***** Given data *****

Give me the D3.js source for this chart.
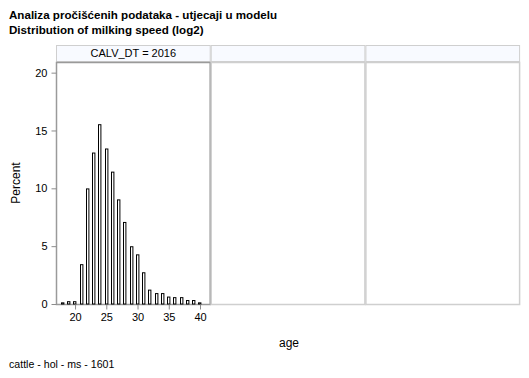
<!DOCTYPE html>
<html>
<head>
<meta charset="utf-8">
<script src="https://cdn.jsdelivr.net/npm/d3@7"></script>
<style>
body { margin: 0; background: #fff; }
text { font-family: "Liberation Sans", Arial, sans-serif; fill: #000; }
</style>
</head>
<body>
<div id="chart"></div>
<script>
var width = 529;
var height = 378;

// data
var ages = [18, 19, 20, 21, 22, 23, 24, 25, 26, 27, 28, 29, 30, 31, 32, 33, 34, 35, 36, 37, 38, 39, 40];
var percents = [0.1, 0.2, 0.2, 3.4, 9.95, 13.05, 15.5, 13.4, 11.4, 9.0, 7.05, 4.95, 4.25, 2.7, 1.2, 0.9, 0.9, 0.6, 0.55, 0.55, 0.3, 0.3, 0.1];
var panels = ["CALV_DT = 2016", "", ""];
var xTicks = [20, 25, 30, 35, 40];
var yTicks = [0, 5, 10, 15, 20];

var svg = d3.select("#chart").append("svg")
    .attr("width", width)
    .attr("height", height);

var panelLeft = 56, panelW = 154.7, headTop = 45, headH = 16;
var plotTop = 62, plotBottom = 304;

var xScale = d3.scaleLinear().domain([16.95, 41.6]).range([panelLeft, panelLeft + panelW - 0.7]);
var yScale = d3.scaleLinear().domain([0, 20.92]).range([plotBottom, plotTop]);

// titles
svg.append("text").attr("x", 9).attr("y", 19)
    .style("font-size", "11.6px").style("font-weight", "bold")
    .text("Analiza pročišćenih podataka - utjecaji u modelu");
svg.append("text").attr("x", 9).attr("y", 34)
    .style("font-size", "11.6px").style("font-weight", "bold")
    .text("Distribution of milking speed (log2)");

// panels
panels.forEach(function(p, i) {
    var x0 = panelLeft + i * panelW;
    svg.append("rect")
        .attr("x", x0 + 0.5).attr("y", headTop + 0.5)
        .attr("width", panelW - 1).attr("height", headH)
        .attr("fill", "#f8faff").attr("stroke", "#cfcfcf");
    svg.append("rect")
        .attr("x", x0 + 0.5).attr("y", plotTop + 0.5)
        .attr("width", panelW - 1).attr("height", plotBottom - plotTop)
        .attr("fill", "none")
        .attr("stroke", i == 0 ? "#9a9a9a" : "#cfcfcf")
        .attr("stroke-width", 1.5);
    if (p) {
        svg.append("text")
            .attr("x", x0 + panelW / 2).attr("y", headTop + 12)
            .attr("text-anchor", "middle")
            .style("font-size", "11px")
            .text(p);
    }
});

// bars
var bw = 3.4;
svg.selectAll("rect.bar")
    .data(ages)
    .enter()
    .append("rect")
    .attr("class", "bar")
    .attr("x", function(d) { return Math.round(xScale(d) - bw / 2) + 0.5; })
    .attr("y", function(d, i) { return yScale(percents[i]); })
    .attr("width", bw - 1)
    .attr("height", function(d, i) { return plotBottom - yScale(percents[i]); })
    .attr("fill", "#fff")
    .attr("stroke", "#000")
    .attr("stroke-width", 1);

// axes
var xAxis = d3.axisBottom(xScale).tickValues(xTicks).tickSize(5).tickSizeOuter(0).tickPadding(4);
var yAxis = d3.axisLeft(yScale).tickValues(yTicks).tickSize(5).tickSizeOuter(0).tickPadding(4);

var gx = svg.append("g")
    .attr("transform", "translate(0," + (plotBottom + 0.5) + ")")
    .call(xAxis);
gx.select(".domain").remove();
gx.selectAll("line").attr("stroke", "#8c8c8c");
gx.selectAll("text").style("font-size", "11px").attr("fill", "#000");

var gy = svg.append("g")
    .attr("transform", "translate(" + (panelLeft + 0.5) + ",0)")
    .call(yAxis);
gy.select(".domain").remove();
gy.selectAll("line").attr("stroke", "#8c8c8c");
gy.selectAll("text").style("font-size", "11px").attr("fill", "#000");

// axis labels
svg.append("text")
    .attr("text-anchor", "middle")
    .attr("x", 289).attr("y", 347)
    .style("font-size", "12px")
    .text("age");

svg.append("text")
    .attr("text-anchor", "middle")
    .attr("transform", "translate(20," + 183 + ") rotate(-90)")
    .style("font-size", "12px")
    .text("Percent");

svg.append("text")
    .attr("x", 9).attr("y", 368)
    .style("font-size", "10.6px")
    .text("cattle - hol - ms - 1601");
</script>
</body>
</html>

*****

#### Set exercise:
From the material above, reproduce everything verbatim except the pictures.

#### Output for this exercise:
Give me the D3.js source for this chart.
<!DOCTYPE html>
<html>
<head>
<meta charset="utf-8">
<script src="https://cdn.jsdelivr.net/npm/d3@7"></script>
<style>
body { margin: 0; background: #fff; }
text { font-family: "Liberation Sans", Arial, sans-serif; fill: #000; }
</style>
</head>
<body>
<div id="chart"></div>
<script>
var width = 529;
var height = 378;

// data
var ages = [18, 19, 20, 21, 22, 23, 24, 25, 26, 27, 28, 29, 30, 31, 32, 33, 34, 35, 36, 37, 38, 39, 40];
var percents = [0.1, 0.2, 0.2, 3.4, 9.95, 13.05, 15.5, 13.4, 11.4, 9.0, 7.05, 4.95, 4.25, 2.7, 1.2, 0.9, 0.9, 0.6, 0.55, 0.55, 0.3, 0.3, 0.1];
var panels = ["CALV_DT = 2016", "", ""];
var xTicks = [20, 25, 30, 35, 40];
var yTicks = [0, 5, 10, 15, 20];

var svg = d3.select("#chart").append("svg")
    .attr("width", width)
    .attr("height", height);

var panelLeft = 56, panelW = 154.7, headTop = 45, headH = 16;
var plotTop = 62, plotBottom = 304;

var xScale = d3.scaleLinear().domain([16.95, 41.6]).range([panelLeft, panelLeft + panelW - 0.7]);
var yScale = d3.scaleLinear().domain([0, 20.92]).range([plotBottom, plotTop]);

// titles
svg.append("text").attr("x", 9).attr("y", 19)
    .style("font-size", "11.6px").style("font-weight", "bold")
    .text("Analiza pročišćenih podataka - utjecaji u modelu");
svg.append("text").attr("x", 9).attr("y", 34)
    .style("font-size", "11.6px").style("font-weight", "bold")
    .text("Distribution of milking speed (log2)");

// panels
panels.forEach(function(p, i) {
    var x0 = panelLeft + i * panelW;
    svg.append("rect")
        .attr("x", x0 + 0.5).attr("y", headTop + 0.5)
        .attr("width", panelW - 1).attr("height", headH)
        .attr("fill", "#f8faff").attr("stroke", "#cfcfcf");
    svg.append("rect")
        .attr("x", x0 + 0.5).attr("y", plotTop + 0.5)
        .attr("width", panelW - 1).attr("height", plotBottom - plotTop)
        .attr("fill", "none")
        .attr("stroke", i == 0 ? "#9a9a9a" : "#cfcfcf")
        .attr("stroke-width", 1.5);
    if (p) {
        svg.append("text")
            .attr("x", x0 + panelW / 2).attr("y", headTop + 12)
            .attr("text-anchor", "middle")
            .style("font-size", "11px")
            .text(p);
    }
});

// bars
var bw = 3.4;
svg.selectAll("rect.bar")
    .data(ages)
    .enter()
    .append("rect")
    .attr("class", "bar")
    .attr("x", function(d) { return Math.round(xScale(d) - bw / 2) + 0.5; })
    .attr("y", function(d, i) { return yScale(percents[i]); })
    .attr("width", bw - 1)
    .attr("height", function(d, i) { return plotBottom - yScale(percents[i]); })
    .attr("fill", "#fff")
    .attr("stroke", "#000")
    .attr("stroke-width", 1);

// axes
var xAxis = d3.axisBottom(xScale).tickValues(xTicks).tickSize(5).tickSizeOuter(0).tickPadding(4);
var yAxis = d3.axisLeft(yScale).tickValues(yTicks).tickSize(5).tickSizeOuter(0).tickPadding(4);

var gx = svg.append("g")
    .attr("transform", "translate(0," + (plotBottom + 0.5) + ")")
    .call(xAxis);
gx.select(".domain").remove();
gx.selectAll("line").attr("stroke", "#8c8c8c");
gx.selectAll("text").style("font-size", "11px").attr("fill", "#000");

var gy = svg.append("g")
    .attr("transform", "translate(" + (panelLeft + 0.5) + ",0)")
    .call(yAxis);
gy.select(".domain").remove();
gy.selectAll("line").attr("stroke", "#8c8c8c");
gy.selectAll("text").style("font-size", "11px").attr("fill", "#000");

// axis labels
svg.append("text")
    .attr("text-anchor", "middle")
    .attr("x", 289).attr("y", 347)
    .style("font-size", "12px")
    .text("age");

svg.append("text")
    .attr("text-anchor", "middle")
    .attr("transform", "translate(20," + 183 + ") rotate(-90)")
    .style("font-size", "12px")
    .text("Percent");

svg.append("text")
    .attr("x", 9).attr("y", 368)
    .style("font-size", "10.6px")
    .text("cattle - hol - ms - 1601");
</script>
</body>
</html>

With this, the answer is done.